• **Your objective**
Strip the pictures and reproduce the rest of the listing exactly.

####

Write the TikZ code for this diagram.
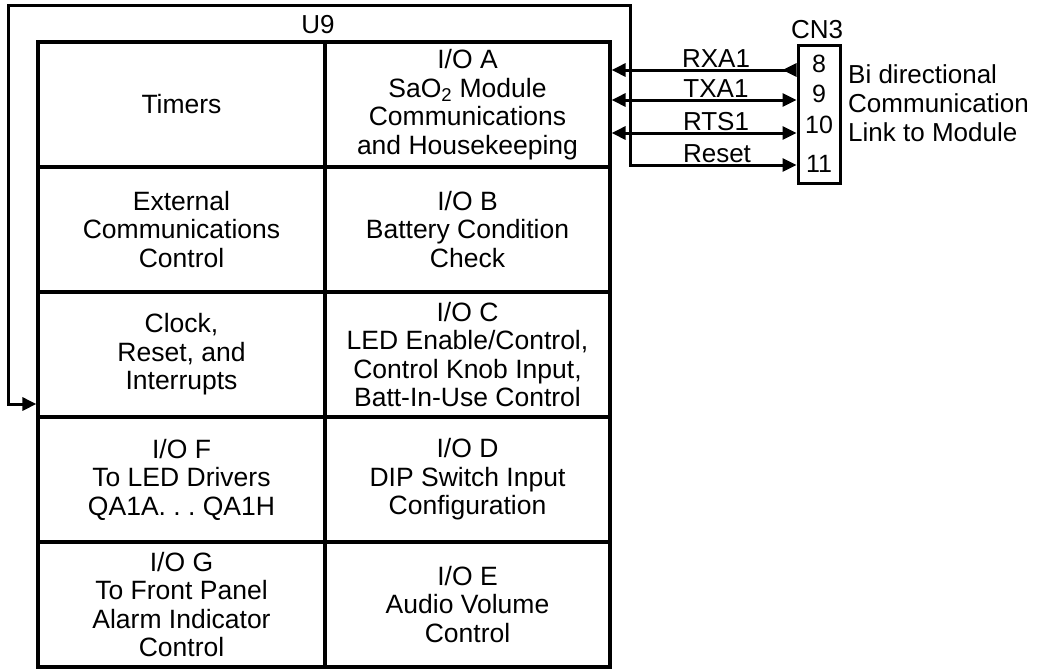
\documentclass[tikz,border=0pt]{standalone}
\usepackage{fontspec}
\setmainfont{Liberation Sans}
\usetikzlibrary{arrows.meta}
\begin{document}
\begin{tikzpicture}[x=1pt,y=-1pt,
  cell/.style={draw,line width=3.2pt,minimum width=#1,minimum height=125pt,
    align=center,inner sep=0pt,font=\fontsize{26.5}{28.5}\selectfont},
  lbl/.style={inner sep=0pt,anchor=base,font=\fontsize{26}{28}\selectfont},
  pin/.style={inner sep=0pt,anchor=base,font=\fontsize{25}{27}\selectfont},
  wire/.style={line width=3pt}
]
\useasboundingbox (0,0) rectangle (1043,670);

% cells of U9
\node[cell=287pt] (timers) at (181.5,104.5) {Timers};
\node[cell=285pt] (ioa) at (467.5,104.5) {I/O A\\SaO\textsubscript{2} Module\\Communications\\and Housekeeping};
\node[cell=287pt] (ext) at (181.5,229.5) {External\\Communications\\Control};
\node[cell=285pt] (iob) at (467.5,229.5) {I/O B\\Battery Condition\\Check};
\node[cell=287pt] (clock) at (181.5,354.5) {Clock,\\Reset, and\\Interrupts};
\node[cell=285pt] (ioc) at (467.5,354.5) {I/O C\\LED Enable/Control,\\Control Knob Input,\\Batt-In-Use Control};
\node[cell=287pt] (iof) at (181.5,479.5) {I/O F\\To LED Drivers\\QA1A.\ .\ .\ QA1H};
\node[cell=285pt] (iod) at (467.5,479.5) {I/O D\\DIP Switch Input\\Configuration};
\node[cell=287pt] (iog) at (181.5,604.5) {I/O G\\To Front Panel\\Alarm Indicator\\Control};
\node[cell=285pt] (ioe) at (467.5,604.5) {I/O E\\Audio Volume\\Control};

\node[lbl] (u9) at (318,33) {U9};

% connector CN3
\node[draw,line width=3pt,minimum width=42pt,minimum height=138pt,inner sep=0pt] (cn) at (819,114) {};
\node[lbl] (cn3) at (817,38) {CN3};
\node[pin] (p8) at (819,72) {8};
\node[pin] (p9) at (819,102) {9};
\node[pin] (p10) at (819,133) {10};
\node[pin] (p11) at (819,172) {11};
\node[inner sep=0pt,anchor=north west,align=left,font=\fontsize{26}{29}\selectfont] (desc) at (848,64)
  {Bi directional\\Communication\\Link to Module};

% wire end points
\coordinate (a8) at (ioa.east |- 0,70);
\coordinate (a9) at (ioa.east |- 0,100);
\coordinate (a10) at (ioa.east |- 0,133);
\coordinate (c8) at (cn.west |- 0,70);
\coordinate (c9) at (cn.west |- 0,100);
\coordinate (c10) at (cn.west |- 0,133);
\coordinate (c11) at (cn.west |- 0,165);
\coordinate (k1) at (630,165);
\coordinate (k2) at (630,5);
\coordinate (k3) at (8,5);
\coordinate (k4) at (8,404);
\coordinate (b4) at (clock.west |- 0,404);

\draw[wire,{Triangle[length=14pt,width=13pt,reversed]}-{Triangle[length=14pt,width=13pt]}] (c8) -- (a8);
\draw[wire,{Triangle[length=14pt,width=13pt]}-{Triangle[length=14pt,width=13pt]}] (a9) -- (c9);
\draw[wire,{Triangle[length=14pt,width=13pt]}-{Triangle[length=14pt,width=13pt]}] (a10) -- (c10);
\draw[wire,{Triangle[length=14pt,width=13pt]}-{Triangle[length=14pt,width=13pt]}] (b4) -- (k4) -- (k3) -- (k2) -- (k1) -- (c11);

\node[lbl] (l8) at (716,67) {RXA1};
\node[lbl] (l9) at (716,97) {TXA1};
\node[lbl] (l10) at (716,130) {RTS1};
\node[lbl] (l11) at (717,162) {Reset};
\end{tikzpicture}
\end{document}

####

• **Correct output**
Write the TikZ code for this diagram.
\documentclass[tikz,border=0pt]{standalone}
\usepackage{fontspec}
\setmainfont{Liberation Sans}
\usetikzlibrary{arrows.meta}
\begin{document}
\begin{tikzpicture}[x=1pt,y=-1pt,
  cell/.style={draw,line width=3.2pt,minimum width=#1,minimum height=125pt,
    align=center,inner sep=0pt,font=\fontsize{26.5}{28.5}\selectfont},
  lbl/.style={inner sep=0pt,anchor=base,font=\fontsize{26}{28}\selectfont},
  pin/.style={inner sep=0pt,anchor=base,font=\fontsize{25}{27}\selectfont},
  wire/.style={line width=3pt}
]
\useasboundingbox (0,0) rectangle (1043,670);

% cells of U9
\node[cell=287pt] (timers) at (181.5,104.5) {Timers};
\node[cell=285pt] (ioa) at (467.5,104.5) {I/O A\\SaO\textsubscript{2} Module\\Communications\\and Housekeeping};
\node[cell=287pt] (ext) at (181.5,229.5) {External\\Communications\\Control};
\node[cell=285pt] (iob) at (467.5,229.5) {I/O B\\Battery Condition\\Check};
\node[cell=287pt] (clock) at (181.5,354.5) {Clock,\\Reset, and\\Interrupts};
\node[cell=285pt] (ioc) at (467.5,354.5) {I/O C\\LED Enable/Control,\\Control Knob Input,\\Batt-In-Use Control};
\node[cell=287pt] (iof) at (181.5,479.5) {I/O F\\To LED Drivers\\QA1A.\ .\ .\ QA1H};
\node[cell=285pt] (iod) at (467.5,479.5) {I/O D\\DIP Switch Input\\Configuration};
\node[cell=287pt] (iog) at (181.5,604.5) {I/O G\\To Front Panel\\Alarm Indicator\\Control};
\node[cell=285pt] (ioe) at (467.5,604.5) {I/O E\\Audio Volume\\Control};

\node[lbl] (u9) at (318,33) {U9};

% connector CN3
\node[draw,line width=3pt,minimum width=42pt,minimum height=138pt,inner sep=0pt] (cn) at (819,114) {};
\node[lbl] (cn3) at (817,38) {CN3};
\node[pin] (p8) at (819,72) {8};
\node[pin] (p9) at (819,102) {9};
\node[pin] (p10) at (819,133) {10};
\node[pin] (p11) at (819,172) {11};
\node[inner sep=0pt,anchor=north west,align=left,font=\fontsize{26}{29}\selectfont] (desc) at (848,64)
  {Bi directional\\Communication\\Link to Module};

% wire end points
\coordinate (a8) at (ioa.east |- 0,70);
\coordinate (a9) at (ioa.east |- 0,100);
\coordinate (a10) at (ioa.east |- 0,133);
\coordinate (c8) at (cn.west |- 0,70);
\coordinate (c9) at (cn.west |- 0,100);
\coordinate (c10) at (cn.west |- 0,133);
\coordinate (c11) at (cn.west |- 0,165);
\coordinate (k1) at (630,165);
\coordinate (k2) at (630,5);
\coordinate (k3) at (8,5);
\coordinate (k4) at (8,404);
\coordinate (b4) at (clock.west |- 0,404);

\draw[wire,{Triangle[length=14pt,width=13pt,reversed]}-{Triangle[length=14pt,width=13pt]}] (c8) -- (a8);
\draw[wire,{Triangle[length=14pt,width=13pt]}-{Triangle[length=14pt,width=13pt]}] (a9) -- (c9);
\draw[wire,{Triangle[length=14pt,width=13pt]}-{Triangle[length=14pt,width=13pt]}] (a10) -- (c10);
\draw[wire,{Triangle[length=14pt,width=13pt]}-{Triangle[length=14pt,width=13pt]}] (b4) -- (k4) -- (k3) -- (k2) -- (k1) -- (c11);

\node[lbl] (l8) at (716,67) {RXA1};
\node[lbl] (l9) at (716,97) {TXA1};
\node[lbl] (l10) at (716,130) {RTS1};
\node[lbl] (l11) at (717,162) {Reset};
\end{tikzpicture}
\end{document}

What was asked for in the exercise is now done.